Zarar Shah is suspected by investigators to be responsible for arranging telephone cards, internet connections and satellite phones used by the terrorists, India's The Hindu newspaper reported Wednesday.

But there has been confusion over how many leaders from outlawed militant organizations have been arrested.

Pakistan's Defence Minister Ahmad told CNN-IBN on Tuesday that the chief of another terrorist group Jaish-e-Mohammad (JeM) had also been apprehended by Pakistani security forces, but Gilani could not confirm that.

"We have yet to receive latest report on Mr Masood Azhar," he said. "As far as the other two people are concerned (Lakhvi and Shah), they are being investigated."

An unnamed JeM source said police were deployed outside Azhar's family residence in Bahawalpur, a city in eastern Punjab province. "But Maulana (Azhar) is not there, he has already left the place," he added.

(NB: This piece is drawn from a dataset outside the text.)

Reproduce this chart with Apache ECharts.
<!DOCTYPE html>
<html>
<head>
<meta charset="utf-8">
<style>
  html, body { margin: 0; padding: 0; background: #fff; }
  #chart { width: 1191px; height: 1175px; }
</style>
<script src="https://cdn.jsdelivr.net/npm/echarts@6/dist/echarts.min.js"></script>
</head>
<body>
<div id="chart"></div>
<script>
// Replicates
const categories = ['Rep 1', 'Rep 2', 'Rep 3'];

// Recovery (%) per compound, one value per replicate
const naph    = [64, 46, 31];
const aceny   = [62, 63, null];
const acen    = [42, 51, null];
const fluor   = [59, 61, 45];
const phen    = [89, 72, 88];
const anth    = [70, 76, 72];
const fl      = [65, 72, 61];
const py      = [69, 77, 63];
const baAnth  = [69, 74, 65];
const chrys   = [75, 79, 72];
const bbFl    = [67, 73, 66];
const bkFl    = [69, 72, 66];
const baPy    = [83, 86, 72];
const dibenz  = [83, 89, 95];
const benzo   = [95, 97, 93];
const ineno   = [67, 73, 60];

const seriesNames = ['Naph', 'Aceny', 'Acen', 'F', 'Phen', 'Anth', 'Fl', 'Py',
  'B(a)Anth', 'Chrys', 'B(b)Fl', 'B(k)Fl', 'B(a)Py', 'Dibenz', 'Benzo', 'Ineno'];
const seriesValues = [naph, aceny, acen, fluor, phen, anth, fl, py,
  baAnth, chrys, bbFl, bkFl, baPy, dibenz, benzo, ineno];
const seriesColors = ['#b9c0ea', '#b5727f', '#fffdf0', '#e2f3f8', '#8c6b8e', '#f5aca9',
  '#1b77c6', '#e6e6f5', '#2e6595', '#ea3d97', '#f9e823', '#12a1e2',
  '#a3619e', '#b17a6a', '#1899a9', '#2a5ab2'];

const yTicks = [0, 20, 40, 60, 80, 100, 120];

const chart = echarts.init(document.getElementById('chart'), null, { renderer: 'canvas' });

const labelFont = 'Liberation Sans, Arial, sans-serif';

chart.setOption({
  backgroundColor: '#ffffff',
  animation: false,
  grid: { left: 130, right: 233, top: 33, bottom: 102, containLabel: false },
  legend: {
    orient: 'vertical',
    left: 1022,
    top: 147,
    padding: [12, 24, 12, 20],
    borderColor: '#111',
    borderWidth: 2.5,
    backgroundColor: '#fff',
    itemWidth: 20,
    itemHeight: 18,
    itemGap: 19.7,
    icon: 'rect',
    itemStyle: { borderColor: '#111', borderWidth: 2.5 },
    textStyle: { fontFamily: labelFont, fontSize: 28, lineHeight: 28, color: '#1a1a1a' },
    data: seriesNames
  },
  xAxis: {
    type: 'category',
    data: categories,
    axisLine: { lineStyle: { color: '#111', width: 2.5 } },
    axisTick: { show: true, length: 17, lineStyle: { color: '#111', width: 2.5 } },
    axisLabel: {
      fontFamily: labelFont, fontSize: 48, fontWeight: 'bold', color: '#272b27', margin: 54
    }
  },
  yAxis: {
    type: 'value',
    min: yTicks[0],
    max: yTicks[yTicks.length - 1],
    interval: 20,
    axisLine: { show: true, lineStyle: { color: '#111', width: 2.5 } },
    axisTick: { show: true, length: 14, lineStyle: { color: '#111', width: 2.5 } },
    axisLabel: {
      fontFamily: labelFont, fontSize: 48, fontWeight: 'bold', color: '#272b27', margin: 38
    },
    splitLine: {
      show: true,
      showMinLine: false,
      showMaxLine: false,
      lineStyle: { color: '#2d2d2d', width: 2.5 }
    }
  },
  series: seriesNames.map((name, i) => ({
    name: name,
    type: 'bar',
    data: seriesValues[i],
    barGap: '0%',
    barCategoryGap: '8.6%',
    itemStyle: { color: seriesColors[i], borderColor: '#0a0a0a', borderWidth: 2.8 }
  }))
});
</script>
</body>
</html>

Azhar is on a list of 20 fugitives India is demanding Pakistan to extradite. He was arrested by Indian authorities for alleged connection with al-Qaeda in 1994.

He was freed five years later in exchange for the release of passengers on a hijacked Indian Airlines flight. The hijackers were led by Azhar's brother, Ibrahim Athar.

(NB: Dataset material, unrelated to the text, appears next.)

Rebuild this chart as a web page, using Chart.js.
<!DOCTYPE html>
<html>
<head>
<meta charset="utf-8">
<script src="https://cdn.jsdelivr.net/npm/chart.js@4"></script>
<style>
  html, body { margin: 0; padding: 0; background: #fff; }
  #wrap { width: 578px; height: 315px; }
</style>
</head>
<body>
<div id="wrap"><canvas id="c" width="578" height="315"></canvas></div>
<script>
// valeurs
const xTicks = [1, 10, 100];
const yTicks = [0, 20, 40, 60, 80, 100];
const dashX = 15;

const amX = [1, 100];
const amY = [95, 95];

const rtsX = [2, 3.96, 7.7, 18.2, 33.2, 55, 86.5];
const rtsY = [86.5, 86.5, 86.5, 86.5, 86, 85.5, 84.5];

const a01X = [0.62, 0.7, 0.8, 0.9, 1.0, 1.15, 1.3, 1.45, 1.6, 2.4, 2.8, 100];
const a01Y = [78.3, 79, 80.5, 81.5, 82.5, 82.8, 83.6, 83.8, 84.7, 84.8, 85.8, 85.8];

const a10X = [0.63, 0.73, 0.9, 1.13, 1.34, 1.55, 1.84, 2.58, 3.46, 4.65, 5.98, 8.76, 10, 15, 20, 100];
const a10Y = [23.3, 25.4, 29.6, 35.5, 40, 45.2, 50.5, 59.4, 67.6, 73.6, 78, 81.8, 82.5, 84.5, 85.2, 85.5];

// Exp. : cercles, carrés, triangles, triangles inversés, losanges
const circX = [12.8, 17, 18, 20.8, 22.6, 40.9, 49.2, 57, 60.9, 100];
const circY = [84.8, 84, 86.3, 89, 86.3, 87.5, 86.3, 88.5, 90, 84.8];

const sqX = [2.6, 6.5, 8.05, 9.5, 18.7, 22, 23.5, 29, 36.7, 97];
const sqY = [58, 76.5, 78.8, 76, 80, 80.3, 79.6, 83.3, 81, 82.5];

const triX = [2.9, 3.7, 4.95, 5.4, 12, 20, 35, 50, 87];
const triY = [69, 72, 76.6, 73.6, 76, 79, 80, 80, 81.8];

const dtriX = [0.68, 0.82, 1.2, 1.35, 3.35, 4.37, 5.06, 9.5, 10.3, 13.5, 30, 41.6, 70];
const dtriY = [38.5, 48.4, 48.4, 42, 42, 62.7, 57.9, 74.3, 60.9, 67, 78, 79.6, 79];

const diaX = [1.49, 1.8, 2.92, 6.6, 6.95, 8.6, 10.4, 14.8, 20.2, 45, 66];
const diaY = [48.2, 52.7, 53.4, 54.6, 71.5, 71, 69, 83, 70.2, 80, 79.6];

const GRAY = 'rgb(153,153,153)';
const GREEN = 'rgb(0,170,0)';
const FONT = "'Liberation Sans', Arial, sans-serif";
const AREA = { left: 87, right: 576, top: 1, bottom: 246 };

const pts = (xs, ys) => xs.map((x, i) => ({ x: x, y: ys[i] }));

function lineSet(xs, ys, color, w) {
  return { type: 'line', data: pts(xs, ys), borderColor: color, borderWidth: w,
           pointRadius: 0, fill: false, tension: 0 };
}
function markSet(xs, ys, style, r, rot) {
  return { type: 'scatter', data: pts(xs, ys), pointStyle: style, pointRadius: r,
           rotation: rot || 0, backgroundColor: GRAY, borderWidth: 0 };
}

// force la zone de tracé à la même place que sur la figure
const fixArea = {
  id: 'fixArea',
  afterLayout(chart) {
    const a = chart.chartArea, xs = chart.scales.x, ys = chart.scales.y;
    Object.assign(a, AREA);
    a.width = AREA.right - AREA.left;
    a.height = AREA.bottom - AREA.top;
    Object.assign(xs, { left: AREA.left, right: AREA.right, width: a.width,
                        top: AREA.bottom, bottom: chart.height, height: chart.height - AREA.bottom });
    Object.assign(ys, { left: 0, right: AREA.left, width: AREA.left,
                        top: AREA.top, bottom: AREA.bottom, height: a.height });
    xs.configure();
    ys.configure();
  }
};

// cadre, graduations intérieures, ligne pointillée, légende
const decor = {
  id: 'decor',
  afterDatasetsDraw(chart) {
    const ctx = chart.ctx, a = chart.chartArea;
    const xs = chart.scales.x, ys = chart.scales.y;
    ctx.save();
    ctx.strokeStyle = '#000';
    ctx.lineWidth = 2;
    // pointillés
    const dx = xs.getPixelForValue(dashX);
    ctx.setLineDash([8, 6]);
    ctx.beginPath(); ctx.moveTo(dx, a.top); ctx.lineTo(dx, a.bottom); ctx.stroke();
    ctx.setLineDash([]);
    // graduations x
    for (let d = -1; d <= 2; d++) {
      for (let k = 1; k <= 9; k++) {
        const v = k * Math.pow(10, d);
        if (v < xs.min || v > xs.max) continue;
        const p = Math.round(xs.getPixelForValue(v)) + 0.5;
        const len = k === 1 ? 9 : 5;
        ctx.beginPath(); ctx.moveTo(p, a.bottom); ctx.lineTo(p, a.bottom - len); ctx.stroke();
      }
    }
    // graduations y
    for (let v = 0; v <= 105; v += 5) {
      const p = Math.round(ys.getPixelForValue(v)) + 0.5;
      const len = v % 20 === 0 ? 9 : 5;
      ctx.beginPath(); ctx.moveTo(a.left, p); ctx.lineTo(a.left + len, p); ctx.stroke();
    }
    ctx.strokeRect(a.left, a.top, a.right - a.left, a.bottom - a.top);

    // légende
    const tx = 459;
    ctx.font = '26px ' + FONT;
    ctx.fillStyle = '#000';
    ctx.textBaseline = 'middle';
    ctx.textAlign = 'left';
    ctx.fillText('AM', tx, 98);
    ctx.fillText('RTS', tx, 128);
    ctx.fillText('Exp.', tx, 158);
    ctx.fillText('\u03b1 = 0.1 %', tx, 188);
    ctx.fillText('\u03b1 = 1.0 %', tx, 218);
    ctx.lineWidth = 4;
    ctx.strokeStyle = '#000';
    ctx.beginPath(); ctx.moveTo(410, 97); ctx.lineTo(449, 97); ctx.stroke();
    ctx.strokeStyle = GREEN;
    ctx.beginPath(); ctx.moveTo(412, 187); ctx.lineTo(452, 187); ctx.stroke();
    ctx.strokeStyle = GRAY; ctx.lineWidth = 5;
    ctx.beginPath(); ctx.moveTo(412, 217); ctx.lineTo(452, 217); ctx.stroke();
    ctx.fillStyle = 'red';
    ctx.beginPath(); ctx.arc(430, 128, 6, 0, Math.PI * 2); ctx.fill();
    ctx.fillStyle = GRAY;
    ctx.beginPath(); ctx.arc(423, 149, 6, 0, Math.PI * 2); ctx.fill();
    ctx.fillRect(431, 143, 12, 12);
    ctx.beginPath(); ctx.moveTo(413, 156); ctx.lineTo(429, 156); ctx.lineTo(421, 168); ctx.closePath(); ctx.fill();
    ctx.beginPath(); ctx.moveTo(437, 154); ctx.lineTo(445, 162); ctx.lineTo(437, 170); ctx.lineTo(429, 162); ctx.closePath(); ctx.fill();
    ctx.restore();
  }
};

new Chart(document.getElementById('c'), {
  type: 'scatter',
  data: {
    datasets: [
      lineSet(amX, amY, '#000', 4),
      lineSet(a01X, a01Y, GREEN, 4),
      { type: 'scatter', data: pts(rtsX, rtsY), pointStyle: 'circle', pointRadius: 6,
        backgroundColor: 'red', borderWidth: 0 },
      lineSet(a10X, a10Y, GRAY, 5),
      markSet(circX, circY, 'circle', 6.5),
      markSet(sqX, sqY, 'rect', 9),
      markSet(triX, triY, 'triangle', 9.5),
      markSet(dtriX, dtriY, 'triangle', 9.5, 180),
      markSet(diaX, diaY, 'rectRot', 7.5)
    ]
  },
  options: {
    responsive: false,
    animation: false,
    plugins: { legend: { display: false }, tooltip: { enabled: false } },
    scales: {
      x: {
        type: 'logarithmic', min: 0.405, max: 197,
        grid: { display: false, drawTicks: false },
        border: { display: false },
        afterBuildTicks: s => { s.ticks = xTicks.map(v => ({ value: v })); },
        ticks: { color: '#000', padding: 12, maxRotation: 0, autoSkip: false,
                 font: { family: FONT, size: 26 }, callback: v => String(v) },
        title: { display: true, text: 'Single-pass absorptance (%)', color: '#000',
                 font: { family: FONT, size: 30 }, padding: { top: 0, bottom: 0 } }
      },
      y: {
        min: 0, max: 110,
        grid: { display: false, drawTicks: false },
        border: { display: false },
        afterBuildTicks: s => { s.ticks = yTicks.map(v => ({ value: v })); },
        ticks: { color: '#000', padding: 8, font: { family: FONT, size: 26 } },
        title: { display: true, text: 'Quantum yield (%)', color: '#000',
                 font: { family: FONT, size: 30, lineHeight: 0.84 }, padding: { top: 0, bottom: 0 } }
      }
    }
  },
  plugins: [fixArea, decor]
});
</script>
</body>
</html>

After his return to Pakistan, Azhar was given a hero's welcome by Islamists, which encouraged him to set up his own group, JeM.

The recent arrests were announced by Pakistani authorities as the tensions between the two South Asian nuclear-armed countries have risen dangerously.

A report from CNN-IBN said the Indian Air Force raised its level of readiness to "Passive Air Defence." The high alert is in response to heightened perceptions of air attacks on Indian positions.

All Indian military aircraft have been armed with bombs and missiles and are ready to take off within minutes. Even the warships of the Western Naval Fleet were aggressively patrolling the Arabian Sea, the report said.

Pakistani fighter planes circled over the capital Islamabad on Wednesday morning.

"We see and hear combat aircraft flying over Islamabad but once a while. So many flights in so short time as it happened this morning is something unusual," said local resident Muhammad Iqbal.

A spokesman for Pakistan Air Force (PAF) told Deutsche Presse-Agentur dpa they had no means to confirm the reports about alert status of the Indian Air Force, but said: "PAF is ready to defend the country."

He confirmed that the planes were making "armed sorties" over Islamabad, but he insisted it was a regular exercise. Asked if in every regular exercise, the jet fighters carry live ammunition, he declined to reply.

According to the DawnNews channel, Pakistan Navy also said it was alert to the movements of Indian vessels.

"Pakistani armed forces are highly professional and among the best militaries in the world. Therefore, we need not to have any kind of worries," Gilani told reporters in Multan when asked to comment on the reports about air force alerts in India.

The report on CNN-IBN said the Indian alert was still defensive, and had been sounded in view of intelligence reports of possible air strikes at Indian installations from across the border or an aerial attack by terrorist groups based in Pakistan.

Under the alert, leaves of all key personnel in the Western and South-Western Air Commands, which face Pakistan, have been cancelled. But there was still no mobilization of troops on the border and the Indian Army is not on the highest alert level, the report said.